Dataset section =>
··········
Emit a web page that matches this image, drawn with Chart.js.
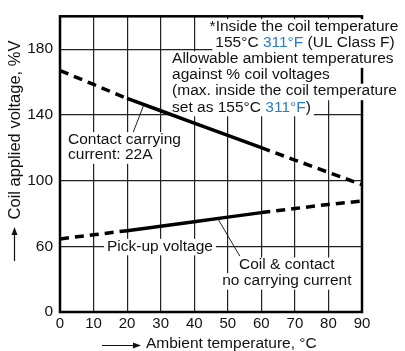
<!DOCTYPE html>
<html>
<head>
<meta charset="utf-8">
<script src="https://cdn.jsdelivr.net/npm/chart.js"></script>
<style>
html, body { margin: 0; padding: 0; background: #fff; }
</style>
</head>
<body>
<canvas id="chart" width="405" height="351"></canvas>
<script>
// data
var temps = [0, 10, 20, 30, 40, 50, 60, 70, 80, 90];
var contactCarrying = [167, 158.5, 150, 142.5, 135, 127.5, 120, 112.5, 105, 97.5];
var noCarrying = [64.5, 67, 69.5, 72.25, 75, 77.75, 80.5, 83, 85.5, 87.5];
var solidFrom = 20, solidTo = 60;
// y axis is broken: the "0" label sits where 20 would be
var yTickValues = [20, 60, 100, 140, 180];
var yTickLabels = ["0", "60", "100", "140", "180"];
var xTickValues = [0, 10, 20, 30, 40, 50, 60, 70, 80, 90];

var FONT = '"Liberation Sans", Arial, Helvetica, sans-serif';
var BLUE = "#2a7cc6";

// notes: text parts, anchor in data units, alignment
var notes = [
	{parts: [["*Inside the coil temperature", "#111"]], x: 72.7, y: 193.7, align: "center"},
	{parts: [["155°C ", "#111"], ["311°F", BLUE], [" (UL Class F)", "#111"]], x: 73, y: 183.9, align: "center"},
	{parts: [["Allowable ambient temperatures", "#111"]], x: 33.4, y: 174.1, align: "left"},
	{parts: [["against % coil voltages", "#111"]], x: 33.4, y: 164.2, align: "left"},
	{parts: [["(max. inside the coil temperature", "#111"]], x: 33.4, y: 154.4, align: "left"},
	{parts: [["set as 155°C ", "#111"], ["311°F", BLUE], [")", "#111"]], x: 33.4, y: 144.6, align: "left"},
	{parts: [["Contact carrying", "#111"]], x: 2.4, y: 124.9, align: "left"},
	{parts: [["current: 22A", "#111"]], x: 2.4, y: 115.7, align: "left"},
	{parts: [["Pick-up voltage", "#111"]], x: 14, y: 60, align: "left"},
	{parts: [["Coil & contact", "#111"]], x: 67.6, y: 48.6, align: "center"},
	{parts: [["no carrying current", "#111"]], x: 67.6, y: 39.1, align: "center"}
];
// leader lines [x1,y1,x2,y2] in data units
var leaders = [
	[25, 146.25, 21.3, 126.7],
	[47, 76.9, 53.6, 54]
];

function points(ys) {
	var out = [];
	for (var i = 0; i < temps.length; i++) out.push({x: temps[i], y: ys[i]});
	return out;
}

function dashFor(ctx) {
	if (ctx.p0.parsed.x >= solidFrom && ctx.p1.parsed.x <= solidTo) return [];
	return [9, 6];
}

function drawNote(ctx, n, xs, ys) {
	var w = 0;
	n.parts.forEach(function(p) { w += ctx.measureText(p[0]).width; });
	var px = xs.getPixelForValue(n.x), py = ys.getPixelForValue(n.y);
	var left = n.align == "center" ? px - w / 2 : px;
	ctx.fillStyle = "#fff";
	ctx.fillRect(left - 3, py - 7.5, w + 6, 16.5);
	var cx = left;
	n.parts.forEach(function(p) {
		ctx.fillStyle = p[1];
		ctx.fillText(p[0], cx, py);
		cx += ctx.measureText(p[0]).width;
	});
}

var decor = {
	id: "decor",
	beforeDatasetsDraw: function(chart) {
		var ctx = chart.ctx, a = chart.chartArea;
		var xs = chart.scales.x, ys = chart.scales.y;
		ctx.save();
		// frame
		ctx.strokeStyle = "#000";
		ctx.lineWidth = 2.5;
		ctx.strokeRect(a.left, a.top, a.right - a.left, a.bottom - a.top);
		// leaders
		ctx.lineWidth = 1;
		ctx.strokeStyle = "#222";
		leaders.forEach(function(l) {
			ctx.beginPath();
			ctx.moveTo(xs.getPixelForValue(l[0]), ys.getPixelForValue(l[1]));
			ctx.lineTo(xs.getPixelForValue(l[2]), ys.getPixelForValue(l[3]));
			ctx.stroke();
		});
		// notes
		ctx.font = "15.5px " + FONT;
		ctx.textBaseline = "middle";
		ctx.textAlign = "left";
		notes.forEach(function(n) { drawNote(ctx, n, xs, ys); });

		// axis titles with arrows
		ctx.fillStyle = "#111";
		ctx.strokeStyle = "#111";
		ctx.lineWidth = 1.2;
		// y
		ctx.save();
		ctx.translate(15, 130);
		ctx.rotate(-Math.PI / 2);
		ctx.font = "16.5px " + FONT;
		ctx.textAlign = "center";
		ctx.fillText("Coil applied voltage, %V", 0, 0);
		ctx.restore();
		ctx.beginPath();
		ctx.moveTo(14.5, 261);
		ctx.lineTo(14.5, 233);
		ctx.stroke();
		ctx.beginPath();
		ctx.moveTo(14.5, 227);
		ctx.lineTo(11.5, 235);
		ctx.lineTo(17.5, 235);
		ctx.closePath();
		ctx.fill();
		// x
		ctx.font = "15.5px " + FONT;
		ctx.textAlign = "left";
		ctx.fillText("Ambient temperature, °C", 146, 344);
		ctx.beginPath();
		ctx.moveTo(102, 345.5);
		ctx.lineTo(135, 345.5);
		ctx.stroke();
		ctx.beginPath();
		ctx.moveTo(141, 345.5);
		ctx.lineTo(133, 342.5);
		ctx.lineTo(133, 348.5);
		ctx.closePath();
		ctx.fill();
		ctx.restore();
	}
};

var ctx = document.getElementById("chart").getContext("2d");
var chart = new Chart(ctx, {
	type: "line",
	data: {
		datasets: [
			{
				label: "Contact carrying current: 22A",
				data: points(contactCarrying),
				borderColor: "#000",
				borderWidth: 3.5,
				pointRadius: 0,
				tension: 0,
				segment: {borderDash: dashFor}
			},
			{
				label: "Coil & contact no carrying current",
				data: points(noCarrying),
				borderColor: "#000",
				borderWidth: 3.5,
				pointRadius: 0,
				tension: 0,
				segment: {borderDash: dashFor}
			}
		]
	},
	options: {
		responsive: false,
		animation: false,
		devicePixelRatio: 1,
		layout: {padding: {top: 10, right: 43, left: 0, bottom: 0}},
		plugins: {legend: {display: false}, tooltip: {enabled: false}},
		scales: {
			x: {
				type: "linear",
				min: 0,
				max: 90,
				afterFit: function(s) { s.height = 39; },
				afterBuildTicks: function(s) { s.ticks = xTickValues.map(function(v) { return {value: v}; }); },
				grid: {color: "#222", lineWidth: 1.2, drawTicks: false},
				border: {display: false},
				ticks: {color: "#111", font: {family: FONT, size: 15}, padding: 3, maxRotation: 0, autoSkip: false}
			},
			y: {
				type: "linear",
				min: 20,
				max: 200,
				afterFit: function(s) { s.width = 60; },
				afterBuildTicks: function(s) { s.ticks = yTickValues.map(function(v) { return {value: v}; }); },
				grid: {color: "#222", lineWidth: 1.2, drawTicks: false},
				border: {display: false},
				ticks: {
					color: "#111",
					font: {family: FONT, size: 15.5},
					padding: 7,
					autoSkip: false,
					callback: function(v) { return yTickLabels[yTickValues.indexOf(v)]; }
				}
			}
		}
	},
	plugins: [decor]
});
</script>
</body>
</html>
··········
What you should do => The material above must be printed exactly, with its pictures left out.

Answer for the task =>
Emit a web page that matches this image, drawn with Chart.js.
<!DOCTYPE html>
<html>
<head>
<meta charset="utf-8">
<script src="https://cdn.jsdelivr.net/npm/chart.js"></script>
<style>
html, body { margin: 0; padding: 0; background: #fff; }
</style>
</head>
<body>
<canvas id="chart" width="405" height="351"></canvas>
<script>
// data
var temps = [0, 10, 20, 30, 40, 50, 60, 70, 80, 90];
var contactCarrying = [167, 158.5, 150, 142.5, 135, 127.5, 120, 112.5, 105, 97.5];
var noCarrying = [64.5, 67, 69.5, 72.25, 75, 77.75, 80.5, 83, 85.5, 87.5];
var solidFrom = 20, solidTo = 60;
// y axis is broken: the "0" label sits where 20 would be
var yTickValues = [20, 60, 100, 140, 180];
var yTickLabels = ["0", "60", "100", "140", "180"];
var xTickValues = [0, 10, 20, 30, 40, 50, 60, 70, 80, 90];

var FONT = '"Liberation Sans", Arial, Helvetica, sans-serif';
var BLUE = "#2a7cc6";

// notes: text parts, anchor in data units, alignment
var notes = [
	{parts: [["*Inside the coil temperature", "#111"]], x: 72.7, y: 193.7, align: "center"},
	{parts: [["155°C ", "#111"], ["311°F", BLUE], [" (UL Class F)", "#111"]], x: 73, y: 183.9, align: "center"},
	{parts: [["Allowable ambient temperatures", "#111"]], x: 33.4, y: 174.1, align: "left"},
	{parts: [["against % coil voltages", "#111"]], x: 33.4, y: 164.2, align: "left"},
	{parts: [["(max. inside the coil temperature", "#111"]], x: 33.4, y: 154.4, align: "left"},
	{parts: [["set as 155°C ", "#111"], ["311°F", BLUE], [")", "#111"]], x: 33.4, y: 144.6, align: "left"},
	{parts: [["Contact carrying", "#111"]], x: 2.4, y: 124.9, align: "left"},
	{parts: [["current: 22A", "#111"]], x: 2.4, y: 115.7, align: "left"},
	{parts: [["Pick-up voltage", "#111"]], x: 14, y: 60, align: "left"},
	{parts: [["Coil & contact", "#111"]], x: 67.6, y: 48.6, align: "center"},
	{parts: [["no carrying current", "#111"]], x: 67.6, y: 39.1, align: "center"}
];
// leader lines [x1,y1,x2,y2] in data units
var leaders = [
	[25, 146.25, 21.3, 126.7],
	[47, 76.9, 53.6, 54]
];

function points(ys) {
	var out = [];
	for (var i = 0; i < temps.length; i++) out.push({x: temps[i], y: ys[i]});
	return out;
}

function dashFor(ctx) {
	if (ctx.p0.parsed.x >= solidFrom && ctx.p1.parsed.x <= solidTo) return [];
	return [9, 6];
}

function drawNote(ctx, n, xs, ys) {
	var w = 0;
	n.parts.forEach(function(p) { w += ctx.measureText(p[0]).width; });
	var px = xs.getPixelForValue(n.x), py = ys.getPixelForValue(n.y);
	var left = n.align == "center" ? px - w / 2 : px;
	ctx.fillStyle = "#fff";
	ctx.fillRect(left - 3, py - 7.5, w + 6, 16.5);
	var cx = left;
	n.parts.forEach(function(p) {
		ctx.fillStyle = p[1];
		ctx.fillText(p[0], cx, py);
		cx += ctx.measureText(p[0]).width;
	});
}

var decor = {
	id: "decor",
	beforeDatasetsDraw: function(chart) {
		var ctx = chart.ctx, a = chart.chartArea;
		var xs = chart.scales.x, ys = chart.scales.y;
		ctx.save();
		// frame
		ctx.strokeStyle = "#000";
		ctx.lineWidth = 2.5;
		ctx.strokeRect(a.left, a.top, a.right - a.left, a.bottom - a.top);
		// leaders
		ctx.lineWidth = 1;
		ctx.strokeStyle = "#222";
		leaders.forEach(function(l) {
			ctx.beginPath();
			ctx.moveTo(xs.getPixelForValue(l[0]), ys.getPixelForValue(l[1]));
			ctx.lineTo(xs.getPixelForValue(l[2]), ys.getPixelForValue(l[3]));
			ctx.stroke();
		});
		// notes
		ctx.font = "15.5px " + FONT;
		ctx.textBaseline = "middle";
		ctx.textAlign = "left";
		notes.forEach(function(n) { drawNote(ctx, n, xs, ys); });

		// axis titles with arrows
		ctx.fillStyle = "#111";
		ctx.strokeStyle = "#111";
		ctx.lineWidth = 1.2;
		// y
		ctx.save();
		ctx.translate(15, 130);
		ctx.rotate(-Math.PI / 2);
		ctx.font = "16.5px " + FONT;
		ctx.textAlign = "center";
		ctx.fillText("Coil applied voltage, %V", 0, 0);
		ctx.restore();
		ctx.beginPath();
		ctx.moveTo(14.5, 261);
		ctx.lineTo(14.5, 233);
		ctx.stroke();
		ctx.beginPath();
		ctx.moveTo(14.5, 227);
		ctx.lineTo(11.5, 235);
		ctx.lineTo(17.5, 235);
		ctx.closePath();
		ctx.fill();
		// x
		ctx.font = "15.5px " + FONT;
		ctx.textAlign = "left";
		ctx.fillText("Ambient temperature, °C", 146, 344);
		ctx.beginPath();
		ctx.moveTo(102, 345.5);
		ctx.lineTo(135, 345.5);
		ctx.stroke();
		ctx.beginPath();
		ctx.moveTo(141, 345.5);
		ctx.lineTo(133, 342.5);
		ctx.lineTo(133, 348.5);
		ctx.closePath();
		ctx.fill();
		ctx.restore();
	}
};

var ctx = document.getElementById("chart").getContext("2d");
var chart = new Chart(ctx, {
	type: "line",
	data: {
		datasets: [
			{
				label: "Contact carrying current: 22A",
				data: points(contactCarrying),
				borderColor: "#000",
				borderWidth: 3.5,
				pointRadius: 0,
				tension: 0,
				segment: {borderDash: dashFor}
			},
			{
				label: "Coil & contact no carrying current",
				data: points(noCarrying),
				borderColor: "#000",
				borderWidth: 3.5,
				pointRadius: 0,
				tension: 0,
				segment: {borderDash: dashFor}
			}
		]
	},
	options: {
		responsive: false,
		animation: false,
		devicePixelRatio: 1,
		layout: {padding: {top: 10, right: 43, left: 0, bottom: 0}},
		plugins: {legend: {display: false}, tooltip: {enabled: false}},
		scales: {
			x: {
				type: "linear",
				min: 0,
				max: 90,
				afterFit: function(s) { s.height = 39; },
				afterBuildTicks: function(s) { s.ticks = xTickValues.map(function(v) { return {value: v}; }); },
				grid: {color: "#222", lineWidth: 1.2, drawTicks: false},
				border: {display: false},
				ticks: {color: "#111", font: {family: FONT, size: 15}, padding: 3, maxRotation: 0, autoSkip: false}
			},
			y: {
				type: "linear",
				min: 20,
				max: 200,
				afterFit: function(s) { s.width = 60; },
				afterBuildTicks: function(s) { s.ticks = yTickValues.map(function(v) { return {value: v}; }); },
				grid: {color: "#222", lineWidth: 1.2, drawTicks: false},
				border: {display: false},
				ticks: {
					color: "#111",
					font: {family: FONT, size: 15.5},
					padding: 7,
					autoSkip: false,
					callback: function(v) { return yTickLabels[yTickValues.indexOf(v)]; }
				}
			}
		}
	},
	plugins: [decor]
});
</script>
</body>
</html>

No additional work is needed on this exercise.